Compositional and spatial variations in Titan dune and interdune regions

Compositional and spatial variations in Titan dune and interdune regions from Cassini VIMS and RADAR


Bonnefoy et al


Dunes cover about 15%15% of Titan’s visible surface, and represent one of the largest reservoirs of hydrocarbon solids on Titan (Rodriguez, S. et al. [2014]. Icarus 230, 168–179; Lopes, R.M.C. et al. [2016]. Icarus 270, 162–182.). Herein, we use data from the Cassini spacecraft to derive constraints on the compositional and regional variability of Titan’s dune and interdune regions by combining spectral information from the Visual and Infrared Mapping Spectrometer (VIMS) and spatial information from Synthetic Aperture RADAR (SAR) data. Using the combined datasets, we extract pure infrared spectra of dune and interdune regions by extrapolating linear correlations between VIMS reflectance and dune area fraction calculated in each VIMS footprint from SAR images. We applied the same method using the Cassini RADAR Radiometer dataset to extract the microwave surface emissivity of the dune and interdune regions.
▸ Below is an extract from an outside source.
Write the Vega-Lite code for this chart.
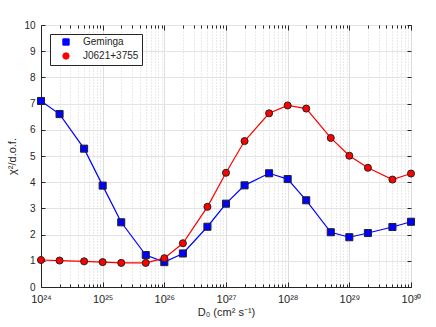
{
  "$schema": "https://vega.github.io/schema/vega-lite/v6.json",
  "autosize": "none",
  "padding": {"left": 41, "top": 25, "right": 25, "bottom": 40},
  "width": 370,
  "height": 262,
  "config": {
    "font": "Liberation Sans",
    "view": {"stroke": "#262626", "strokeWidth": 1},
    "axis": {"labelColor": "#262626", "titleColor": "#262626", "labelFontSize": 10, "titleFontSize": 11, "titleFontWeight": "normal", "domainColor": "#262626", "tickColor": "#262626"}
  },
  "data": {"values": [
    {"D0": 1e24, "chi2": 7.1, "source": "Geminga"},
    {"D0": 2e24, "chi2": 6.6, "source": "Geminga"},
    {"D0": 5e24, "chi2": 5.28, "source": "Geminga"},
    {"D0": 1e25, "chi2": 3.87, "source": "Geminga"},
    {"D0": 2e25, "chi2": 2.47, "source": "Geminga"},
    {"D0": 5e25, "chi2": 1.22, "source": "Geminga"},
    {"D0": 1e26, "chi2": 0.95, "source": "Geminga"},
    {"D0": 2e26, "chi2": 1.28, "source": "Geminga"},
    {"D0": 5e26, "chi2": 2.3, "source": "Geminga"},
    {"D0": 1e27, "chi2": 3.18, "source": "Geminga"},
    {"D0": 2e27, "chi2": 3.88, "source": "Geminga"},
    {"D0": 5e27, "chi2": 4.34, "source": "Geminga"},
    {"D0": 1e28, "chi2": 4.12, "source": "Geminga"},
    {"D0": 2e28, "chi2": 3.31, "source": "Geminga"},
    {"D0": 5e28, "chi2": 2.09, "source": "Geminga"},
    {"D0": 1e29, "chi2": 1.9, "source": "Geminga"},
    {"D0": 2e29, "chi2": 2.06, "source": "Geminga"},
    {"D0": 5e29, "chi2": 2.29, "source": "Geminga"},
    {"D0": 1e30, "chi2": 2.49, "source": "Geminga"},
    {"D0": 1e24, "chi2": 1.03, "source": "J0621+3755"},
    {"D0": 2e24, "chi2": 1.01, "source": "J0621+3755"},
    {"D0": 5e24, "chi2": 0.98, "source": "J0621+3755"},
    {"D0": 1e25, "chi2": 0.95, "source": "J0621+3755"},
    {"D0": 2e25, "chi2": 0.92, "source": "J0621+3755"},
    {"D0": 5e25, "chi2": 0.92, "source": "J0621+3755"},
    {"D0": 1e26, "chi2": 1.1, "source": "J0621+3755"},
    {"D0": 2e26, "chi2": 1.67, "source": "J0621+3755"},
    {"D0": 5e26, "chi2": 3.06, "source": "J0621+3755"},
    {"D0": 1e27, "chi2": 4.36, "source": "J0621+3755"},
    {"D0": 2e27, "chi2": 5.57, "source": "J0621+3755"},
    {"D0": 5e27, "chi2": 6.63, "source": "J0621+3755"},
    {"D0": 1e28, "chi2": 6.93, "source": "J0621+3755"},
    {"D0": 2e28, "chi2": 6.81, "source": "J0621+3755"},
    {"D0": 5e28, "chi2": 5.69, "source": "J0621+3755"},
    {"D0": 1e29, "chi2": 5.01, "source": "J0621+3755"},
    {"D0": 2e29, "chi2": 4.55, "source": "J0621+3755"},
    {"D0": 5e29, "chi2": 4.1, "source": "J0621+3755"},
    {"D0": 1e30, "chi2": 4.33, "source": "J0621+3755"}
  ]},
  "layer": [
    {
      "mark": {"type": "line", "strokeWidth": 1.2},
      "encoding": {
        "x": {"field": "D0", "type": "quantitative", "scale": {"type": "log", "domain": [1e24, 1e30], "nice": false},
          "axis": {
            "orient": "bottom",
            "title": "D₀ (cm² s⁻¹)",
            "titlePadding": 2,
            "values": [1e24,2e24,3e24,4e24,5e24,6e24,7e24,8e24,9e24,1e25,2e25,3e25,4e25,5e25,6e25,7e25,8e25,9e25,1e26,2e26,3e26,4e26,5e26,6e26,7e26,8e26,9e26,1e27,2e27,3e27,4e27,5e27,6e27,7e27,8e27,9e27,1e28,2e28,3e28,4e28,5e28,6e28,7e28,8e28,9e28,1e29,2e29,3e29,4e29,5e29,6e29,7e29,8e29,9e29,1e30],
            "labelExpr": "abs(log(datum.value)/LN10 - round(log(datum.value)/LN10)) < 0.01 ? '10' + ['⁰','¹','²','³','⁴','⁵','⁶','⁷','⁸','⁹'][floor(round(log(datum.value)/LN10)/10)] + ['⁰','¹','²','³','⁴','⁵','⁶','⁷','⁸','⁹'][round(log(datum.value)/LN10) % 10] : ''",
            "labelFontSize": 11,
            "labelPadding": 11,
            "labelFlush": false,
            "tickSize": {"condition": {"test": "abs(log(datum.value)/LN10 - round(log(datum.value)/LN10)) < 0.01", "value": -5}, "value": -3},
            "grid": true,
            "gridColor": {"condition": {"test": "abs(log(datum.value)/LN10 - round(log(datum.value)/LN10)) < 0.01", "value": "#dedede"}, "value": "#d4d4d4"},
            "gridDash": {"condition": {"test": "abs(log(datum.value)/LN10 - round(log(datum.value)/LN10)) < 0.01", "value": []}, "value": [1, 2]}
          }
        },
        "y": {"field": "chi2", "type": "quantitative", "scale": {"domain": [0, 10], "nice": false},
          "axis": {"orient": "left", "title": "χ²/d.o.f.", "titlePadding": 6, "values": [0,1,2,3,4,5,6,7,8,9,10], "tickSize": -4, "labelPadding": 10, "grid": true, "gridColor": "#e3e3e3"}
        },
        "color": {"field": "source", "type": "nominal", "scale": {"domain": ["Geminga", "J0621+3755"], "range": ["#0000ff", "#ff0000"]},
          "legend": {"title": null, "orient": "top-left", "offset": 9, "fillColor": "white", "strokeColor": "#262626", "padding": 3, "labelFontSize": 10, "labelColor": "#262626", "rowPadding": 2, "symbolSize": 40, "labelOffset": 12, "symbolOffset": 8, "symbolStrokeColor": "#222222", "symbolStrokeWidth": 1}
        }
      }
    },
    {
      "mark": {"type": "point", "filled": true, "opacity": 1, "stroke": "#222222", "strokeWidth": 1},
      "encoding": {
        "x": {"field": "D0", "type": "quantitative",
          "axis": {"orient": "top", "title": null, "labels": false, "grid": false, "domain": false,
            "values": [1e24,2e24,3e24,4e24,5e24,6e24,7e24,8e24,9e24,1e25,2e25,3e25,4e25,5e25,6e25,7e25,8e25,9e25,1e26,2e26,3e26,4e26,5e26,6e26,7e26,8e26,9e26,1e27,2e27,3e27,4e27,5e27,6e27,7e27,8e27,9e27,1e28,2e28,3e28,4e28,5e28,6e28,7e28,8e28,9e28,1e29,2e29,3e29,4e29,5e29,6e29,7e29,8e29,9e29,1e30],
            "tickSize": {"condition": {"test": "abs(log(datum.value)/LN10 - round(log(datum.value)/LN10)) < 0.01", "value": -5}, "value": -3}
          }
        },
        "y": {"field": "chi2", "type": "quantitative",
          "axis": {"orient": "right", "title": null, "labels": false, "grid": false, "domain": false, "values": [0,1,2,3,4,5,6,7,8,9,10], "tickSize": -4}
        },
        "color": {"field": "source", "type": "nominal", "legend": null},
        "shape": {"field": "source", "type": "nominal", "scale": {"domain": ["Geminga", "J0621+3755"], "range": ["square", "circle"]}, "legend": null},
        "size": {"value": 50}
      }
    }
  ],
  "resolve": {"axis": {"x": "independent", "y": "independent"}}
}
Globally the dune spectra show little variation, but we find that the interdune spectra exhibit several different behaviors. Similarly, we extract from passive radiometry a mean dune emissivity of 0.98 ±± 0.01, while interdune emissivity varies from 0.86 to 0.98. We find that the interdune regions are often spectrally similar to other Titan terrain units, namely Caladan Planitia, the Adiri Mountains, and Sinlap crater, while the dunes are spectrally distinct from all terrain units. Around Sinlap crater, the interdune regions correspond to the dark blue VIMS unit: the dunes could be forming on top of the ejecta, or the material corresponding to the blue unit could be depositing preferentially in the interdunes areas. There was one region in the Belet sand sea where we were unable to extract the dune and interdune spectra and emissivities in spite of high-quality data, which we interpret to result from a thick sand cover in the interdune regions, implying inactive or saturated dune fields. However, the fact that we were able to extract distinct dune and interdune spectra and emissivities in most of Titan’s dune fields makes a strong case for sand-free interdune areas of varying composition in these regions, on depths from micrometers to decimeters. This would imply that the sand dunes have been active recently on geologic timescales.